Mitsubishi Heavy Industries Ltd., has been earmarked to be involved in work on the F-35's mainframe structures, while IHI Corp. will provide its expertise on the jet's engines and related systems, sources familiar with the matter have said.
Mitsubishi Electric Corp. has also been slated to be involved in the production of the jet's highly sensitive mission-related avionics, the sources said.
Lockheed Martin has said that Japan could feasibly become " global suppliers to the F-35 stealth fighter program," with Japanese contractors being in a position to bid for a myriad of lucrative defense contracts in the U.S. and elsewhere, now the weapons ban has been eased.
But defense analysts said that the move may run contrary to Japan's own "pacifist" stance at a time when geopolitical tensions in the Asia Pacific region are heightening.
However, in twine with boosting its own military hardware, Japan is looking to the economic benefits of hosting the F-35's maintenance hub could bring, with a further aim to utilize its domestic manufacturers to tap-into foreign markets and make further cost-effective purchases of military hardware, including ships, aircraft carriers, jets, helicopters, missiles and next- generation electronic and laser-based weapons, through wholesale purchases and production-affiliated subsidies.
As Japanese companies up until now have been limited to providing their technology primarily to Japan's Self-Defense Forces, defense contacts here have not been lucrative enough to keep small and mid-sized firms interested.
But with the weapons export ban eased, smaller firms will be in line to bid for defense contracts, and regarding the F-35 project, Lockheed Martin, in conjunction with Northrop Grumman, Pratt & Whitney and BAE Systems, is keen to work with a myriad of international partners, including Japan, on the F-35 program.

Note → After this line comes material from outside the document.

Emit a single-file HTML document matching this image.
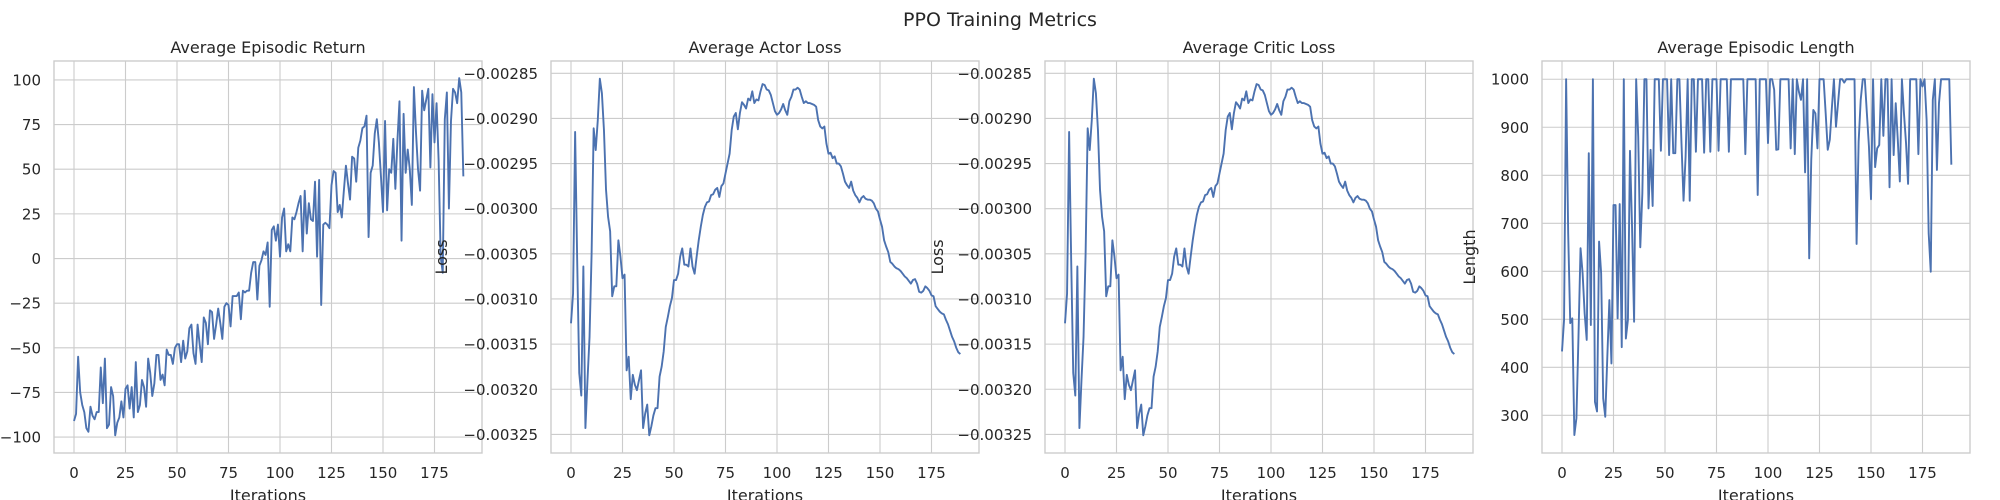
<!DOCTYPE html>
<html><head><meta charset="utf-8"><style>
html,body{margin:0;padding:0;background:#fff;}
svg{display:block;font-family:"DejaVu Sans","Liberation Sans",sans-serif;}
</style></head><body>
<svg id="chart" width="2000" height="500" viewBox="0 0 2000 500" xmlns="http://www.w3.org/2000/svg">
<rect width="2000" height="500" fill="#fff"/>
<text x="1000" y="26" font-size="19" fill="#262626" text-anchor="middle">PPO Training Metrics</text>
</svg>
<script>
const returnValues=[-91,-87,-55,-75,-82,-86,-95,-97,-83,-88,-90,-86,-86,-61,-81,-56,-95,-93,-72,-77,-99,-92,-89,-80,-89,-73,-71,-84,-72,-89,-58,-86,-82,-68,-72,-83,-56,-64,-77,-70,-54,-54,-68,-65,-71,-51,-54,-54,-59,-50,-48,-48,-58,-46,-56,-52,-39,-37,-53,-59,-37,-48,-58,-33,-36,-48,-29,-30,-45,-37,-28,-36,-45,-27,-25,-26,-38,-21,-21,-21,-19,-34,-18,-19,-18,-18,-8,-2,-2,-23,-4,-1,4,2,9,-27,16,18,10,19,1,23,28,4,8,4,23,22,26,31,35,4,38,14,31,22,21,43,1,44,-26,19,20,19,17,41,49,48,26,30,23,38,52,42,33,57,56,43,62,66,73,74,80,12,48,52,70,78,65,46,26,77,27,50,48,67,39,66,88,10,81,48,61,50,30,96,71,50,38,94,83,89,95,51,92,65,87,55,1,-8,78,93,28,77,95,93,87,101,93,46];
const lossValues=[-312.7,-309.4,-291.5,-305.7,-318.2,-320.7,-306.4,-324.3,-319,-314.2,-305,-291.1,-293.5,-290.2,-285.6,-287.2,-291.3,-297.9,-300.9,-302.5,-309.7,-308.6,-308.6,-303.5,-305.3,-307.7,-307.3,-317.9,-316.4,-321.1,-318.4,-319.5,-320.1,-319,-317.9,-324.3,-322.7,-321.7,-325.1,-324.1,-322.9,-322.1,-322.1,-318.6,-317.5,-315.8,-313.1,-312,-310.8,-309.9,-307.9,-307.9,-307.2,-305.3,-304.4,-306.2,-306.2,-306.4,-304.4,-306.4,-307.2,-305.3,-303.5,-302,-300.7,-299.8,-299.3,-299.2,-298.5,-298.4,-297.9,-297.7,-298.7,-297.5,-297.2,-296.1,-295,-293.9,-291.3,-289.8,-289.4,-291.2,-289.4,-288.2,-288.5,-288.9,-287.8,-288,-287,-288.3,-287.9,-288,-287,-286.2,-286.3,-286.8,-286.9,-287.4,-288.3,-289.2,-289.6,-289.4,-289,-288.4,-289.1,-289.6,-288.1,-287.6,-286.8,-286.8,-286.6,-286.8,-287.6,-288.3,-288.1,-288.3,-288.3,-288.4,-288.5,-288.7,-290.2,-290.9,-291.1,-290.9,-292.8,-293.9,-293.8,-294.4,-294.2,-295,-295,-295.3,-296.1,-297,-297.4,-297.7,-297,-298,-298.5,-298.8,-299.3,-298.8,-298.6,-298.9,-299,-299,-299.1,-299.4,-300,-300.3,-301.2,-302,-303.5,-304.2,-304.8,-305.9,-306.1,-306.4,-306.6,-306.7,-306.9,-307.2,-307.5,-307.7,-308,-308.3,-307.9,-307.8,-308.3,-309.2,-309.3,-309.1,-308.6,-308.8,-309.1,-309.6,-309.7,-310.8,-311.1,-311.4,-311.6,-311.7,-312.3,-312.8,-313.5,-314.2,-314.7,-315.4,-315.9,-316.1];
const lengthValues=[433,499,1000,679,492,502,259,294,464,648,596,512,457,846,488,1000,328,308,662,596,335,297,422,540,408,738,738,502,740,442,1000,460,499,851,693,495,1000,880,650,762,1000,1000,731,853,736,1000,1000,1000,851,1000,1000,1000,842,1000,846,846,1000,1000,867,747,839,1000,747,1000,1000,849,1000,1000,1000,847,1000,1000,849,1000,1000,1000,851,1000,1000,1000,1000,849,1000,1000,1000,1000,1000,1000,1000,844,1000,1000,1000,1000,1000,759,1000,1000,1000,1000,867,1000,1000,978,853,854,1000,1000,1000,1000,1000,856,1000,844,1000,974,957,1000,806,1000,627,832,936,929,856,1000,1000,1000,929,853,874,940,1000,901,950,1000,1000,993,1000,1000,1000,1000,1000,657,870,957,1000,1000,929,860,750,1000,817,856,863,1000,882,1000,1000,775,1000,842,950,874,787,1000,929,867,782,1000,1000,1000,1000,844,1000,985,1000,915,679,599,957,1000,811,950,1000,1000,1000,1000,1000,822];
const xTicks=[0,25,50,75,100,125,150,175];
const returnTicks=[-100,-75,-50,-25,0,25,50,75,100];
const lossTicks=[-325,-320,-315,-310,-305,-300,-295,-290,-285];
const lengthTicks=[300,400,500,600,700,800,900,1000];
const panelTitles=["Average Episodic Return","Average Actor Loss","Average Critic Loss","Average Episodic Length"];

const NS="http://www.w3.org/2000/svg";
const svg=document.getElementById('chart');
function mk(tag,attrs,parent){const e=document.createElementNS(NS,tag);for(const k in attrs)e.setAttribute(k,attrs[k]);(parent||svg).appendChild(e);return e;}
const TOP=61,BOT=453,W=428;
function fmtLoss(v){return '\u2212'+(Math.abs(v)/100000).toFixed(5);}
function fmtInt(v){return v<0?'\u2212'+Math.abs(v):String(v);}
const panels=[
 {left:54,values:returnValues,ticks:returnTicks,ymin:-108.9,ymax:110.6,fmt:fmtInt,ylabel:null,key:'return'},
 {left:551,values:lossValues,ticks:lossTicks,ymin:-327.06,ymax:-283.64,fmt:fmtLoss,ylabel:'Loss',yl:-104,key:'actor-loss'},
 {left:1045,values:lossValues,ticks:lossTicks,ymin:-327.06,ymax:-283.64,fmt:fmtLoss,ylabel:'Loss',yl:-102,key:'critic-loss'},
 {left:1542,values:lengthValues,ticks:lengthTicks,ymin:221.5,ymax:1038,fmt:fmtInt,ylabel:'Length',yl:-67,key:'length'}
];
panels.forEach((p,pi)=>{
  const g=mk('g',{});
  
  
  const xs=v=>p.left+20+v*2.06;
  const ys=v=>BOT-(v-p.ymin)/(p.ymax-p.ymin)*(BOT-TOP);
  xTicks.forEach(t=>{
    const l=mk('line',{x1:xs(t),x2:xs(t),y1:TOP,y2:BOT,stroke:'#cccccc','stroke-width':1.1},g);
    
    
    const tx=mk('text',{x:xs(t),y:478,'font-size':15,fill:'#262626','text-anchor':'middle'},g);
    
    
    tx.textContent=t;
  });
  p.ticks.forEach(t=>{
    const y=ys(t);
    const l=mk('line',{x1:p.left,x2:p.left+W,y1:y,y2:y,stroke:'#cccccc','stroke-width':1.1},g);
    
    
    const tx=mk('text',{x:p.left-13,y:y+5.5,'font-size':15,fill:'#262626','text-anchor':'end'},g);
    
    
    tx.textContent=p.fmt(t);
  });
  const d=p.values.map((v,i)=>(i?'L':'M')+xs(i).toFixed(2)+' '+ys(v).toFixed(2)).join(' ');
  const path=mk('path',{d:d,fill:'none',stroke:'#4c72b0','stroke-width':1.9,'stroke-linejoin':'round'},g);
  
  
  const fr=mk('rect',{x:p.left,y:TOP,width:W,height:BOT-TOP,fill:'none',stroke:'#cccccc','stroke-width':1.4},g);
  
  
  const ti=mk('text',{x:p.left+W/2,y:53,'font-size':16,fill:'#262626','text-anchor':'middle'},g);
  
  
  ti.textContent=panelTitles[pi];
  const xl=mk('text',{x:p.left+W/2,y:501,'font-size':16,fill:'#262626','text-anchor':'middle'},g);
  
  
  xl.textContent='Iterations';
  if(p.ylabel){
    const cx=p.left+p.yl, cy=257;
    const yl=mk('text',{x:cx,y:cy,'font-size':16,fill:'#262626','text-anchor':'middle',transform:'rotate(-90 '+cx+' '+cy+')'},g);
    
    
    yl.textContent=p.ylabel;
  }
});
</script>
</body></html>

The jet, currently the Pentagon's biggest arms program, is being developed with additional support from Britain, Norway, Denmark, Holland, Italy, Turkey, Australia and Canada.
A great deal of interest in the program has additionally been shown from Saudi Arabia, the United Arab Emirates, Brazil and India, according to defense analysts with knowledge of the matter, with eight country having already committed to buying the jets, including the Netherlands, Britain, Italy, Australia, Norway, Israel, Japan and, more recently, South Korea.
But while Prime Minister Shinzo Abe has stressed that recent security protocol shifts, including easing the weapons export ban and increased military spending are in a bid for Japan to better contribute to global peace and security, concerns remain rife that Abe's right-leaning administration is acting against the nation's Constitution in a manner deemed combative, some observers have said.
Japan's weapons ban was originally imposed in 1976 and was made watertight in the years thereafter, in line with the nation's pacifist Constitution, although exceptions were made with weapons- related technologies being exported to the U.S. and other joint U. S. weapons related projects.
Japan's shift away from its weapons export embargo is concerning a number of its neighboring countries and the wider international community who are in favor of Japan upholding its chronicled pacifist stance, with observers stating that the new guidelines will directly contravene Japan's Constitution.
Recent moves by Abe leave little doubt that the hawkish leader is edging closer to lifting the nation's self-imposed ban on exercising the right to collective self-defense, a potentially dire scenario that, political and defense analysts have repeated stated makes a mockery of Article 9 of the Japanese Constitution, which forbids the use of force as a means of settling international disputes and also prohibits Japan from maintaining an army, navy or air force.